If you follow me on social media, you've likely read my complaints about my year-old Nexus 6P. Frankly, my "Really Blue" Pixel XL can't get here soon enough. I'm ready to throw Google's last Nexus device out the window. The frequent lag, the touch-input delay, the poor battery life—things seem to have taken a turn for the worse these last six months with the Nexus 6P as my daily driver. Every day with it is a lesson in patience.
The beginning of the end
The Nexus 6P's performance issues started several months ago, around the time I was covering Google I/O. I remember getting frustrated at how long it took to type anything with the Google Keyboard app. I'd tap a key and then it would take about five seconds for the interface to respond. Eventually, I'd type entire sentences and wait for the interface to catch up with my input. I'd pray the end result was accurate, and for the most part it was, but penning even simple text messages became a chore.
Then I started missing out on photo opportunities. The Nexus 6P's HDR processing became a slow crawler — a far cry from my first month with the device when it would take a mere second for the camera app to start up with a double-press of the Power button. The HDR was so slow to process that sometimes it would remain stuck and I'd lose the end result.
The HDR was so slow to process that sometimes it would remain stuck and I'd lose the end result.
I don't always have the luxury of standing around and waiting for the phone to finish what it's doing, so now I avoid taking photos with it altogether. There's a reason they call it pointing and shooting, but that's not something I am confident doing with the Nexus 6P in hand.

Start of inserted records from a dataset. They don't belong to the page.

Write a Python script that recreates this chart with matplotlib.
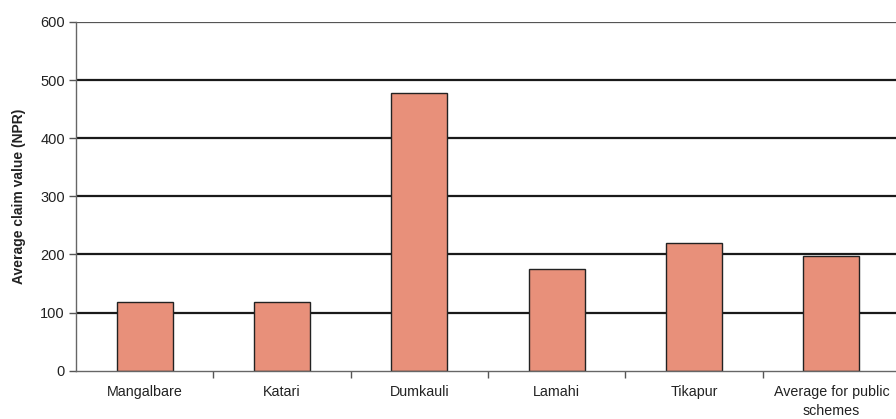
import matplotlib
matplotlib.use("Agg")
import matplotlib.pyplot as plt
import numpy as np

categories = ["Mangalbare", "Katari", "Dumkauli", "Lamahi", "Tikapur", "Average for public\nschemes"]
values = [118, 118, 477, 175, 220, 197]
yticks = [0, 100, 200, 300, 400, 500, 600]

plt.rcParams['font.family'] = ['Liberation Sans', 'DejaVu Sans']

fig = plt.figure(figsize=(8.96, 4.19), dpi=100)
ax = fig.add_axes([76/896, 48.3/419, 824/896, 348.7/419])

x = np.arange(len(categories))
for yv in yticks[1:-1]:
    ax.axhline(yv, color='#1a1a1a', lw=1.6, zorder=1)
ax.axhline(600, color='#555555', lw=0.9, zorder=1)

ax.bar(x, values, width=0.41, color='#E8907A', edgecolor='#222222', linewidth=1.0, zorder=2)

ax.set_xlim(-0.5, len(categories) - 0.5)
ax.set_ylim(0, 600)
ax.set_yticks(yticks)
ax.set_yticklabels([str(v) for v in yticks], fontsize=10.5, color='#222222')
ax.set_xticks(x)
ax.set_xticklabels(categories, fontsize=10.3, color='#222222', linespacing=1.5)
ax.tick_params(axis='x', length=0, pad=10)
ax.set_xticks(np.arange(len(categories)) + 0.5, minor=True)
ax.tick_params(axis='x', which='minor', length=5, color='#555555', width=1.0)
ax.tick_params(axis='y', length=5, color='#555555', width=1.0, pad=3)

for s in ['top', 'right']:
    ax.spines[s].set_visible(False)
ax.spines['left'].set_color('#666666')
ax.spines['bottom'].set_color('#666666')
ax.spines['left'].set_linewidth(1.0)
ax.spines['bottom'].set_linewidth(1.0)

ax.set_ylabel("Average claim value (NPR)", fontsize=10, fontweight='bold', color='#222222', labelpad=10)

fig.savefig("out.png", dpi=100)
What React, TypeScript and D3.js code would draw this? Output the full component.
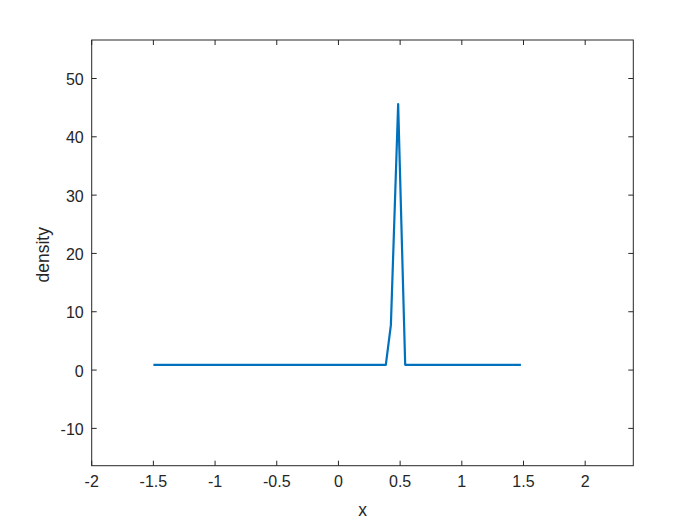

The 6P seemed to officially hit its edge after I updated to Nougat. Man, that was a bad idea. The touch input lag became worse, and now there are days where I'll press down the power button and the phone will take about 30 seconds to turn on the screen. What's worse: Despite the addition of Google's souped-up Doze mode, the phone hardly lasts through to the early afternoon without screaming for a charge. This is no way to live life with your smartphone.
Why don't you just factory reset, Flo?
This past year, I was deep in the throes of a major life event. Resetting my smartphone was simply not an option. I had phone numbers and message threads that had accumulated and I simply couldn't deal with attempting to backup all of that data. As it stands, Android's native backup abilities are still a bit half-baked, and I typically try to avoid having to attempt to restore anything precisely because it turns into a major project.
I tried a few other quick fixes instead. First, I cleared the system cache, so that I could remove any extra data leftover from the apps and APKs I had uninstalled. That didn't help. Then, I removed any memory-intensive applications, like Facebook, Facebook Messenger, and an app I absolutely adore, Should I Answer?, which blocks spam callers. That app runs in the background and cross references the phone number calling you with a massive database before it lets the call through. However, uninstalling it didn't help and I kept accidentally answering spam calls.
You shouldn't have to reset your phone to fix performance issues.
Finally, I went in and turned off Developer Options. I figured that was the culprit in the first place, but still, the phone suffers from severe slowdowns from time to time. Earlier this week, for instance, I was driving an hour to Sonoma County and the 6P's screen wouldn't turn on despite the fact that I had Google Maps in navigation mode. I could hear the turn-by-turn directions dictated through my car's stereo speakers, but I couldn't actually see the route ahead. I had to pull over and manually restart the phone by holding down the power and volume up buttons. This is about the third time I've done this in six months. It's really distracting to have your phone acting up while you're driving.
The time for Pixel is now
No typical smartphone user wants to think about resetting their phone to make it run smoothly—especially after only a year with it as a daily driver. For some users, the mere thought of doing so is incredibly overwhelming.
Earlier this year, I managed to convince my mother to take the Nexus 6P for a test drive while she was overseas. She loved it; she loved the look of stock Android and how much bigger the phone was than her Samsung Galaxy S6 Edge. However, I can't imagine what she'd do if she were having the same problems as me. My mom isn't savvy enough to do the kind of troubleshooting unless I carefully walked her through it. But frankly, no one should have to do that. This is what Google's attempting to say with its new line of smartphones. You shouldn't have to be a developer or a tinkerer to get your smartphone working when it's throwing a tantrum. It should simply work, even a year after you've taken it out of the box.
I still haven't factory reset the Nexus 6P because, at this point, I'm waiting for my Pixel XL to arrive. When it gets here, I can finally troubleshoot what's been going on with the 6P these past several months. Then, I'll do a fresh restart of Android 7.0 Nougat—or, hopefully, 7.1—and see if the phone is functioning any better. I don't want to write off the Nexus 6P yet because it's been quite the workhorse, but I am curious to see how Google's last Nexus device stacks up in the long run.